New memoir by the late actress, lecturer, and activist Cicely Tyson—one of the most respected talents in American theater and film history.
During a career spanning more than six decades, Cicely Tyson brought to life iconic roles in theater, film, and television, offering us stories that define Black life.
When Tyson was awarded the 2016 Presidential Medal of Freedom, President Barack Obama stated, “In her long and extraordinary career, Cicely Tyson has not only succeeded as an actor, she has shaped the course of history.”
About the book, Tyson shared, “Just As I Am is my truth. It is me, plain and unvarnished, with the glitter and garland set aside. In these pages, I am indeed Cicely, the actress who has been blessed to grace the stage and screen for six decades. Yet I am also the church girl who once rarely spoke a word. I am the teenager who sought solace in the verses of the old hymn for which this book is named. I am a daughter and mother, a sister, and a friend. I am an observer of human nature and the dreamer of audacious dreams. I am a woman who has hurt as immeasurably as I have loved, a child of God divinely guided by His hand. And here in my ninth decade, I am a woman who, at long last, has something meaningful to say.”

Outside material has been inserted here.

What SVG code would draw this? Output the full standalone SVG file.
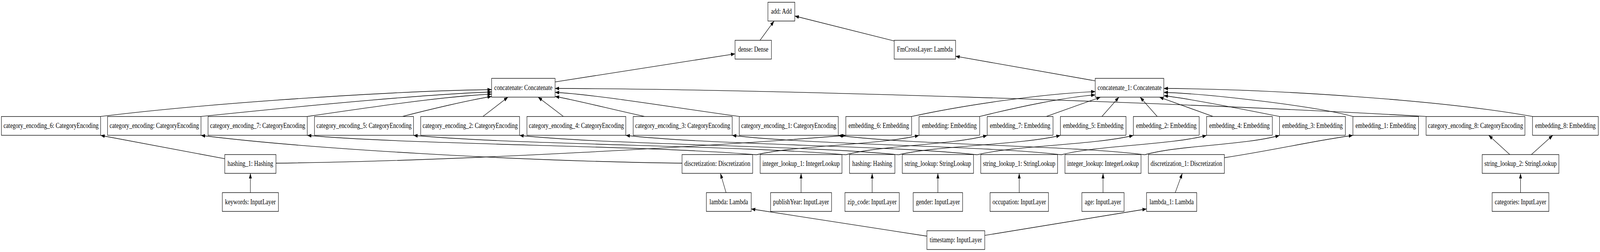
<svg xmlns="http://www.w3.org/2000/svg" width="5222" height="644" viewBox="0 0 5222 644" preserveAspectRatio="none" style="max-width:100vw">
<defs>
<style>
.n rect{fill:#fff;stroke:#000;stroke-width:1.33}
.n text{font-family:"Liberation Serif","Times New Roman",serif;font-size:18.67px;text-anchor:middle;fill:#000}
.e path{fill:none;stroke:#000;stroke-width:1.33;marker-end:url(#ah)}
</style>
<marker id="ah" markerUnits="userSpaceOnUse" viewBox="0 0 13.3 9.4" refX="13.3" refY="4.7" markerWidth="13.3" markerHeight="9.4" orient="auto">
<path d="M0,0 L13.3,4.7 L0,9.4 z" fill="#000"/>
</marker>
</defs>
<rect width="5222" height="644" fill="#fff"/>
<g class="e" id="connectors">
<path d="M2480.5,103 L2526.4,53.8"/>
<path d="M2918.4,104.7 L2594,41"/>
<path d="M1811.7,209.4 L2399,137.6"/>
<path d="M3574.5,206.6 L3118.8,143.7"/>
<path d="M328.4,297.7 C700,262 1300,232 1604.5,229"/>
<path d="M656,297.7 C850,282 1350,242 1604.5,235"/>
<path d="M1002.8,297.7 C1200,275 1450,246 1604.5,240.5"/>
<path d="M1313.4,297.7 C1400,280 1530,256 1604.5,246.5"/>
<path d="M1576,297.7 L1658,248.3"/>
<path d="M1839,297.7 L1756,248.3"/>
<path d="M2104,297.7 C2000,280 1880,256 1811.7,246.5"/>
<path d="M2412.7,297.7 C2200,275 1950,242 1811.7,236"/>
<path d="M4654.4,297.7 C3800,260 2500,228 1811.7,226"/>
<path d="M2975.3,297.7 C3150,268 3400,240 3574.5,234"/>
<path d="M3197.4,297.7 C3330,272 3480,248 3574.5,242.5"/>
<path d="M3415,297.7 L3591.8,248.3"/>
<path d="M3596.3,297.7 L3652,248.3"/>
<path d="M3777,297.7 L3721,248.3"/>
<path d="M3959,297.7 L3784,248.3"/>
<path d="M4176,297.7 C4050,278 3880,252 3798.4,244.5"/>
<path d="M4415.6,297.7 C4300,272 3950,240 3798.4,236"/>
<path d="M5001.7,297.7 C4700,255 4150,228 3798.4,226"/>
<path d="M733.6,405.7 L328.4,346"/>
<path d="M900.7,417 C1500,412 2350,372 2760.6,346"/>
<path d="M2226,417 C1700,412 1000,380 656,346"/>
<path d="M2468.5,395.5 C2102.1,371 1369.4,371 1002.8,346"/>
<path d="M2468.5,395.5 C2601.2,371 2866.7,371 2999.4,346"/>
<path d="M2760.5,395.5 C2407.8,371 1702.3,371 1349.6,346"/>
<path d="M2760.5,395.5 C2875.9,371 3106.6,371 3222,346"/>
<path d="M2933,395.5 C2623.7,371 2005,371 1695.7,346"/>
<path d="M2933,395.5 C3065,371 3329,371 3460.9,346"/>
<path d="M3189,395.5 C2902.3,371 2329.1,371 2042.4,346"/>
<path d="M3189,395.5 C3316.5,371 3571.5,371 3699,346"/>
<path d="M3464,395.5 C3195.4,371 2658.3,371 2389.7,346"/>
<path d="M3464,395.5 C3582.5,371 3819.5,371 3938,346"/>
<path d="M3736,395.5 C3486,371 2986,371 2735.9,346"/>
<path d="M3736,395.5 C3846,371 4066,371 4176,346"/>
<path d="M3996,403 C4150,385 4300,358 4415.6,346"/>
<path d="M4927.6,395 L4858.7,345.7"/>
<path d="M4998,395 L5068,345.7"/>
<path d="M817.2,492.3 L817.2,443"/>
<path d="M2369.7,492.3 L2351.3,443"/>
<path d="M2614.5,492.3 L2614.5,443"/>
<path d="M2846.5,492.3 L2846.5,443"/>
<path d="M3061,492.3 L3061,443"/>
<path d="M3326.5,492.3 L3326.5,443"/>
<path d="M3600,492.3 L3600,443"/>
<path d="M3835.7,492.3 L3858.7,443"/>
<path d="M4962.6,492.3 L4962.6,443"/>
<path d="M3025.2,603.5 L2451.8,534"/>
<path d="M3214,601.6 L3742,534"/>
</g>
<g class="n" id="add"><rect x="2506.3" y="5.7" width="87.7" height="48"/><text x="2550.2" y="35.2">add: Add</text></g>
<g class="n" id="dense"><rect x="2399" y="103" width="118.8" height="48"/><text x="2458.4" y="132.5">dense: Dense</text></g>
<g class="n" id="FmCrossLayer"><rect x="2918.4" y="103" width="200.4" height="48"/><text x="3018.6" y="132.5">FmCrossLayer: Lambda</text></g>
<g class="n" id="concatenate"><rect x="1604.5" y="200.3" width="207.2" height="48"/><text x="1708.1" y="229.8">concatenate: Concatenate</text></g>
<g class="n" id="concatenate_1"><rect x="3574.5" y="200.3" width="223.9" height="48"/><text x="3686.5" y="229.8">concatenate_1: Concatenate</text></g>
<g class="n" id="category_encoding_6"><rect x="4.6" y="297.7" width="323.8" height="48"/><text x="166.5" y="327.2">category_encoding_6: CategoryEncoding</text></g>
<g class="n" id="category_encoding"><rect x="351" y="297.7" width="305" height="48"/><text x="503.5" y="327.2">category_encoding: CategoryEncoding</text></g>
<g class="n" id="category_encoding_7"><rect x="679" y="297.7" width="323.8" height="48"/><text x="840.9" y="327.2">category_encoding_7: CategoryEncoding</text></g>
<g class="n" id="category_encoding_5"><rect x="1026.4" y="297.7" width="323.2" height="48"/><text x="1188" y="327.2">category_encoding_5: CategoryEncoding</text></g>
<g class="n" id="category_encoding_2"><rect x="1373" y="297.7" width="322.7" height="48"/><text x="1534.35" y="327.2">category_encoding_2: CategoryEncoding</text></g>
<g class="n" id="category_encoding_4"><rect x="1719.8" y="297.7" width="322.6" height="48"/><text x="1881.1" y="327.2">category_encoding_4: CategoryEncoding</text></g>
<g class="n" id="category_encoding_3"><rect x="2066.6" y="297.7" width="323.1" height="48"/><text x="2228.15" y="327.2">category_encoding_3: CategoryEncoding</text></g>
<g class="n" id="category_encoding_1"><rect x="2412.7" y="297.7" width="323.2" height="48"/><text x="2574.3" y="327.2">category_encoding_1: CategoryEncoding</text></g>
<g class="n" id="embedding_6"><rect x="2760.6" y="297.7" width="214.7" height="48"/><text x="2867.95" y="327.2">embedding_6: Embedding</text></g>
<g class="n" id="embedding"><rect x="2999.4" y="297.7" width="198" height="48"/><text x="3098.4" y="327.2">embedding: Embedding</text></g>
<g class="n" id="embedding_7"><rect x="3222" y="297.7" width="214.8" height="48"/><text x="3329.4" y="327.2">embedding_7: Embedding</text></g>
<g class="n" id="embedding_5"><rect x="3460.9" y="297.7" width="214.1" height="48"/><text x="3567.95" y="327.2">embedding_5: Embedding</text></g>
<g class="n" id="embedding_2"><rect x="3699" y="297.7" width="214.8" height="48"/><text x="3806.4" y="327.2">embedding_2: Embedding</text></g>
<g class="n" id="embedding_4"><rect x="3938" y="297.7" width="214.6" height="48"/><text x="4045.3" y="327.2">embedding_4: Embedding</text></g>
<g class="n" id="embedding_3"><rect x="4176" y="297.7" width="215" height="48"/><text x="4283.5" y="327.2">embedding_3: Embedding</text></g>
<g class="n" id="embedding_1"><rect x="4415.6" y="297.7" width="214.1" height="48"/><text x="4522.65" y="327.2">embedding_1: Embedding</text></g>
<g class="n" id="category_encoding_8"><rect x="4654.4" y="297.7" width="322.6" height="48"/><text x="4815.7" y="327.2">category_encoding_8: CategoryEncoding</text></g>
<g class="n" id="embedding_8"><rect x="5001.7" y="297.7" width="214.7" height="48"/><text x="5109.05" y="327.2">embedding_8: Embedding</text></g>
<g class="n" id="hashing_1"><rect x="733.6" y="395" width="167.1" height="48"/><text x="817.15" y="424.5">hashing_1: Hashing</text></g>
<g class="n" id="discretization"><rect x="2226" y="395" width="230.5" height="48"/><text x="2341.25" y="424.5">discretization: Discretization</text></g>
<g class="n" id="integer_lookup_1"><rect x="2481" y="395" width="267" height="48"/><text x="2614.5" y="424.5">integer_lookup_1: IntegerLookup</text></g>
<g class="n" id="hashing"><rect x="2772.6" y="395" width="148.1" height="48"/><text x="2846.65" y="424.5">hashing: Hashing</text></g>
<g class="n" id="string_lookup"><rect x="2944.8" y="395" width="232.5" height="48"/><text x="3061.05" y="424.5">string_lookup: StringLookup</text></g>
<g class="n" id="string_lookup_1"><rect x="3200.9" y="395" width="250.8" height="48"/><text x="3326.3" y="424.5">string_lookup_1: StringLookup</text></g>
<g class="n" id="integer_lookup"><rect x="3475.8" y="395" width="248.2" height="48"/><text x="3599.9" y="424.5">integer_lookup: IntegerLookup</text></g>
<g class="n" id="discretization_1"><rect x="3748" y="395" width="248" height="48"/><text x="3872" y="424.5">discretization_1: Discretization</text></g>
<g class="n" id="string_lookup_2"><rect x="4837.5" y="395" width="250.3" height="48"/><text x="4962.65" y="424.5">string_lookup_2: StringLookup</text></g>
<g class="n" id="keywords"><rect x="725.6" y="492.3" width="183.1" height="48"/><text x="817.15" y="521.8">keywords: InputLayer</text></g>
<g class="n" id="lambda"><rect x="2305.4" y="492.3" width="146.4" height="48"/><text x="2378.6" y="521.8">lambda: Lambda</text></g>
<g class="n" id="publishYear"><rect x="2515" y="492.3" width="199" height="48"/><text x="2614.5" y="521.8">publishYear: InputLayer</text></g>
<g class="n" id="zip_code"><rect x="2757.7" y="492.3" width="177.3" height="48"/><text x="2846.35" y="521.8">zip_code: InputLayer</text></g>
<g class="n" id="gender"><rect x="2980.4" y="492.3" width="161.3" height="48"/><text x="3061.05" y="521.8">gender: InputLayer</text></g>
<g class="n" id="occupation"><rect x="3231.3" y="492.3" width="190.6" height="48"/><text x="3326.6" y="521.8">occupation: InputLayer</text></g>
<g class="n" id="age"><rect x="3531" y="492.3" width="137.7" height="48"/><text x="3599.85" y="521.8">age: InputLayer</text></g>
<g class="n" id="lambda_1"><rect x="3742" y="492.3" width="163.8" height="48"/><text x="3823.9" y="521.8">lambda_1: Lambda</text></g>
<g class="n" id="categories"><rect x="4870" y="492.3" width="185" height="48"/><text x="4962.5" y="521.8">categories: InputLayer</text></g>
<g class="n" id="timestamp"><rect x="3025.2" y="589.6" width="188.8" height="48"/><text x="3119.6" y="619.1">timestamp: InputLayer</text></g>
</svg>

From her starring role on Broadway in The Blacks (1961), to the Emmy-nominated 1999 HBO film A Lesson Before Dying, Tyson’s work has garnered critical and commercial applause for more than sixty years. Her two Emmys for The Autobiography of Miss Jane Pittman made her the first African American woman to win an Emmy for Best Actress. In 2013, Tyson won the Tony Award for Best Actress in a Play for her performance as Miss Carrie Watts in The Trip to Bountiful. A capstone achievement came in 2018, when she became the first Black woman to receive an honorary Oscar. The Board of Governors voted unanimously to honor her with the award, which came 45 years after her Academy Award nominated performance in Sounder.
Viola Davis, Academy, Tony, and Emmy award-winning actress and producer, says, “This book is Ms. Tyson’s abundant treasure to each of us: her life, in her words, just as she is. She shares truths usually whispered between close friends in the dim light of a back bedroom, those candid declarations not often spoken aloud. And she tells her story the way only a black woman can: in all of its dazzling authenticity, heels off and voice undulating, shifting between anguish and exuberance. The art of acting is the art of exposing, an emotional unveiling before others. Ms. Tyson is as revelatory on these pages as she has been on the stage.”
Tyson, who passed on January 28, 2021 at the age of 96, was promoting the book during her final weeks.